— START Dataset entries —
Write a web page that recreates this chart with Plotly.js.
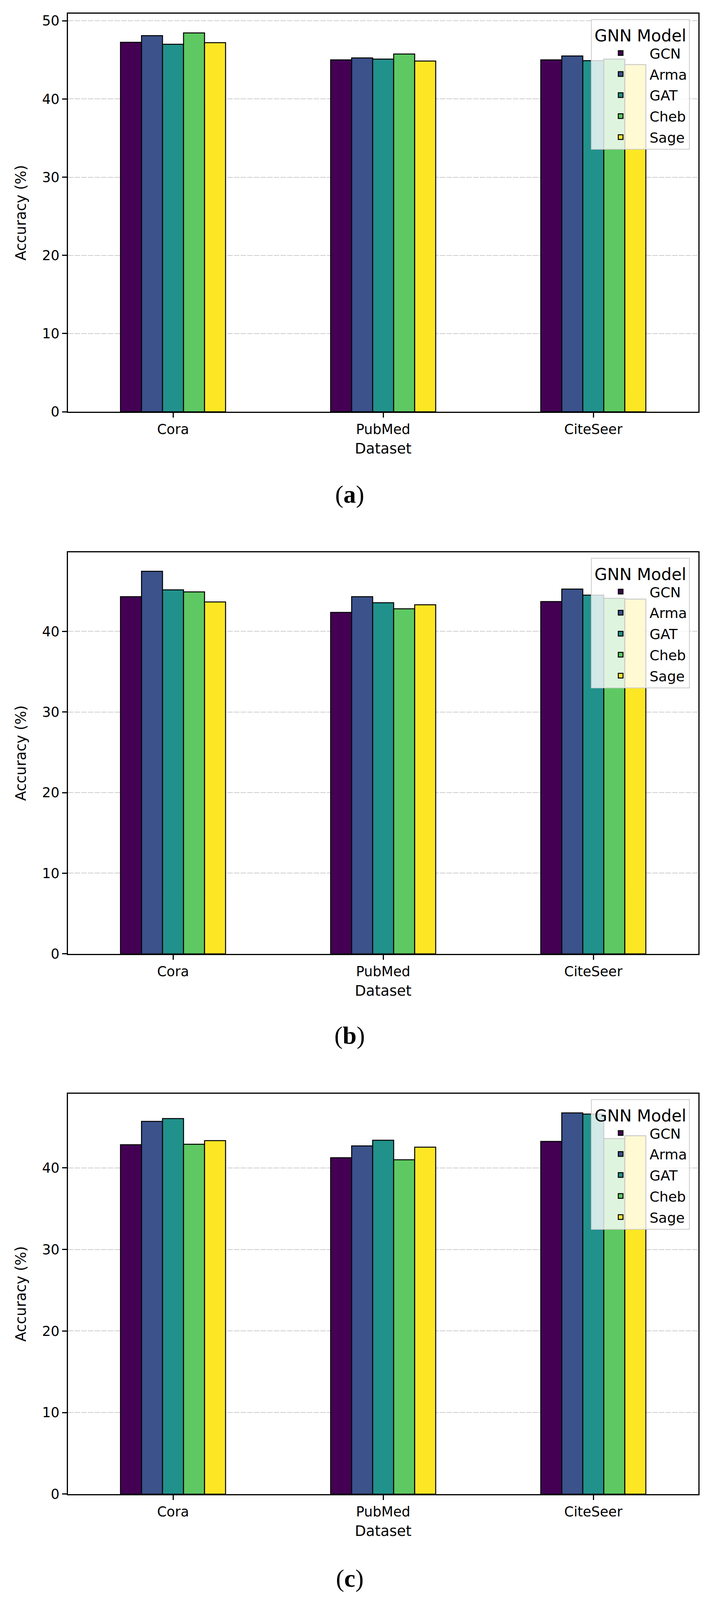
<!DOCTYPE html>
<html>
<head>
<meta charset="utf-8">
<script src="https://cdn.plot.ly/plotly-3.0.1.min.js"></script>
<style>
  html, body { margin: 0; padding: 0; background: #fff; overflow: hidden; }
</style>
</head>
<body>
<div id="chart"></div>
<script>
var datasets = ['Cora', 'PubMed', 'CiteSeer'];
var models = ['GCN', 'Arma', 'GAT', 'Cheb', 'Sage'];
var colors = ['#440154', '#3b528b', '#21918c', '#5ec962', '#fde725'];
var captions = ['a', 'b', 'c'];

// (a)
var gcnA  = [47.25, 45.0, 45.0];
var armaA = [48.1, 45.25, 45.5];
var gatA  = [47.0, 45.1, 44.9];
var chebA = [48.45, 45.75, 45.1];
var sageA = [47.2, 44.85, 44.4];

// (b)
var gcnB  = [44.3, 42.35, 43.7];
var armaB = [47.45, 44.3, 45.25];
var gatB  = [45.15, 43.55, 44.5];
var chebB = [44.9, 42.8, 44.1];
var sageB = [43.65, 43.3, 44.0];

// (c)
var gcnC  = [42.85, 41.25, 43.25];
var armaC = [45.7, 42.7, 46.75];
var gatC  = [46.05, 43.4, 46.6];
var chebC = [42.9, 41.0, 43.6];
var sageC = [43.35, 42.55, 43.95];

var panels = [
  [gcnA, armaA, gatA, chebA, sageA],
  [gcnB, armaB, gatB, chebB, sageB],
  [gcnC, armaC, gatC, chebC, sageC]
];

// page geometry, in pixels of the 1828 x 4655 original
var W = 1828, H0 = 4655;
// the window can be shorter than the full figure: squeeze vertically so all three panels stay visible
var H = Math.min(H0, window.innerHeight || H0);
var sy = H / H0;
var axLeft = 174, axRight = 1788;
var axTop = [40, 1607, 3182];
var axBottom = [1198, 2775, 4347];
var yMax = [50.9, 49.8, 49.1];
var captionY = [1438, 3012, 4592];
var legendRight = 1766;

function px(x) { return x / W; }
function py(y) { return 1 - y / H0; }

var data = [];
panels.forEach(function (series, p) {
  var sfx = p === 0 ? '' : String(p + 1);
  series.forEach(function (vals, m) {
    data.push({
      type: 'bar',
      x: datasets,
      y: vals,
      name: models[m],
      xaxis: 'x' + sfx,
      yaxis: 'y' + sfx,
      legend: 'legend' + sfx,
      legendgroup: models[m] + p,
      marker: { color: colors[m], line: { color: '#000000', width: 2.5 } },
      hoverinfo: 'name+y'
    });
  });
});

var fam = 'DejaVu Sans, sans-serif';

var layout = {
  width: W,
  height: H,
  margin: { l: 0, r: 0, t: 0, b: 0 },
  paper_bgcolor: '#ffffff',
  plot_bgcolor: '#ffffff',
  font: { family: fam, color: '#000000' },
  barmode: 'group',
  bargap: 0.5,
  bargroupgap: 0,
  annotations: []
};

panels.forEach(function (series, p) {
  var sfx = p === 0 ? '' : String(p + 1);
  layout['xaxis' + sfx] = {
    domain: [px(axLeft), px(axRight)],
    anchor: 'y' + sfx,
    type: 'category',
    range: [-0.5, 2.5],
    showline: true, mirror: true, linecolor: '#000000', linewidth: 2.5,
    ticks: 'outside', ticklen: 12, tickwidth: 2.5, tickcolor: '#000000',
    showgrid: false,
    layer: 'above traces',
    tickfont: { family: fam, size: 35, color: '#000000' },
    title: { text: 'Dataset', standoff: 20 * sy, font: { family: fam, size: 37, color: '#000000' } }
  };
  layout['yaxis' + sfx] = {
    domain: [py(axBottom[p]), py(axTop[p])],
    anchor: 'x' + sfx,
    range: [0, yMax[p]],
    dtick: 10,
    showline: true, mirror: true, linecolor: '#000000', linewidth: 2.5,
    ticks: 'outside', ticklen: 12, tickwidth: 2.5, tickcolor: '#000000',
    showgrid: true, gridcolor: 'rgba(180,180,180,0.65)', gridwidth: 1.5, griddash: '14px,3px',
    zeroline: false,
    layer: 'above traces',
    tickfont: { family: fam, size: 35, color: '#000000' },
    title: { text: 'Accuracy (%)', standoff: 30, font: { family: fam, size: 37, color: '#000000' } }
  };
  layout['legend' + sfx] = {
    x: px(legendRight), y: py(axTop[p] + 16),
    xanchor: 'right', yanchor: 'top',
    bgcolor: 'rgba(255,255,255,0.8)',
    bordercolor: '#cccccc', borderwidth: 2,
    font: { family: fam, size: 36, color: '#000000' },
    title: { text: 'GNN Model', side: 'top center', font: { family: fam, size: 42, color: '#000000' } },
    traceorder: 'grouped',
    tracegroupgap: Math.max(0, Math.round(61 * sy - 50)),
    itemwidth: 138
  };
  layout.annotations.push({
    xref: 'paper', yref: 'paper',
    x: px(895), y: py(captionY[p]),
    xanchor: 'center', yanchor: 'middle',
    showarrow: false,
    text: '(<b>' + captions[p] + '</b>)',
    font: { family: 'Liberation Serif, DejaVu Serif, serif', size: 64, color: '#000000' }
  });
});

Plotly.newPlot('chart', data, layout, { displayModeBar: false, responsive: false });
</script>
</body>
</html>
— END Dataset entries —
— START Dataset entries —
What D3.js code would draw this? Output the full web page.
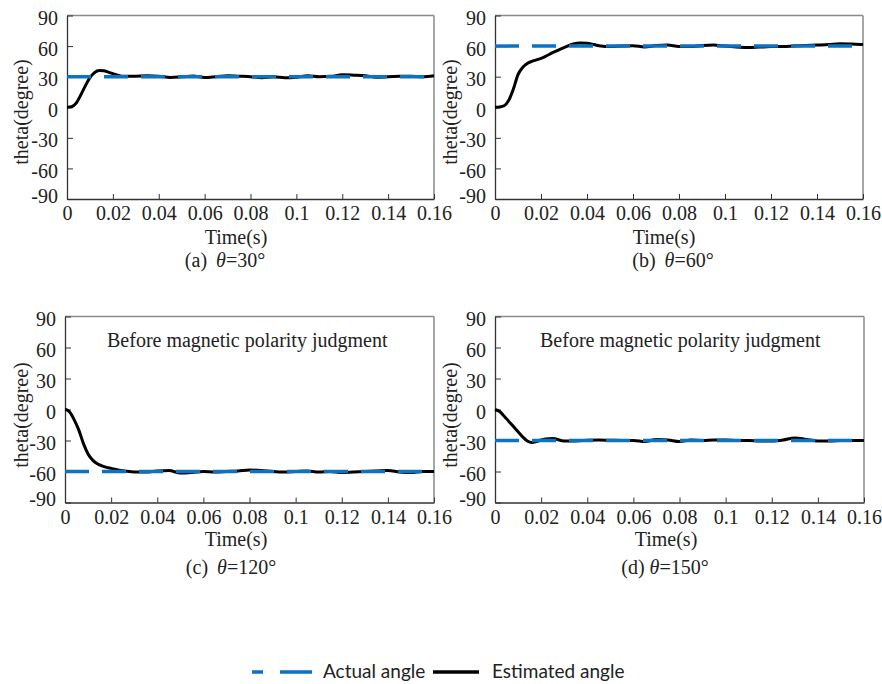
— END Dataset entries —
### Brief:
Write out the lines beginning with the one that contains "Write a web" and ending with the one that contains "return 1 - y", exactly as given. Leave pictures out.

### Response to this exercise:
Write a web page that recreates this chart with Plotly.js.
<!DOCTYPE html>
<html>
<head>
<meta charset="utf-8">
<script src="https://cdn.plot.ly/plotly-3.0.1.min.js"></script>
<style>
  html, body { margin: 0; padding: 0; background: #fff; overflow: hidden; }
</style>
</head>
<body>
<div id="chart"></div>
<script>
var datasets = ['Cora', 'PubMed', 'CiteSeer'];
var models = ['GCN', 'Arma', 'GAT', 'Cheb', 'Sage'];
var colors = ['#440154', '#3b528b', '#21918c', '#5ec962', '#fde725'];
var captions = ['a', 'b', 'c'];

// (a)
var gcnA  = [47.25, 45.0, 45.0];
var armaA = [48.1, 45.25, 45.5];
var gatA  = [47.0, 45.1, 44.9];
var chebA = [48.45, 45.75, 45.1];
var sageA = [47.2, 44.85, 44.4];

// (b)
var gcnB  = [44.3, 42.35, 43.7];
var armaB = [47.45, 44.3, 45.25];
var gatB  = [45.15, 43.55, 44.5];
var chebB = [44.9, 42.8, 44.1];
var sageB = [43.65, 43.3, 44.0];

// (c)
var gcnC  = [42.85, 41.25, 43.25];
var armaC = [45.7, 42.7, 46.75];
var gatC  = [46.05, 43.4, 46.6];
var chebC = [42.9, 41.0, 43.6];
var sageC = [43.35, 42.55, 43.95];

var panels = [
  [gcnA, armaA, gatA, chebA, sageA],
  [gcnB, armaB, gatB, chebB, sageB],
  [gcnC, armaC, gatC, chebC, sageC]
];

// page geometry, in pixels of the 1828 x 4655 original
var W = 1828, H0 = 4655;
// the window can be shorter than the full figure: squeeze vertically so all three panels stay visible
var H = Math.min(H0, window.innerHeight || H0);
var sy = H / H0;
var axLeft = 174, axRight = 1788;
var axTop = [40, 1607, 3182];
var axBottom = [1198, 2775, 4347];
var yMax = [50.9, 49.8, 49.1];
var captionY = [1438, 3012, 4592];
var legendRight = 1766;

function px(x) { return x / W; }
function py(y) { return 1 - y / H0; }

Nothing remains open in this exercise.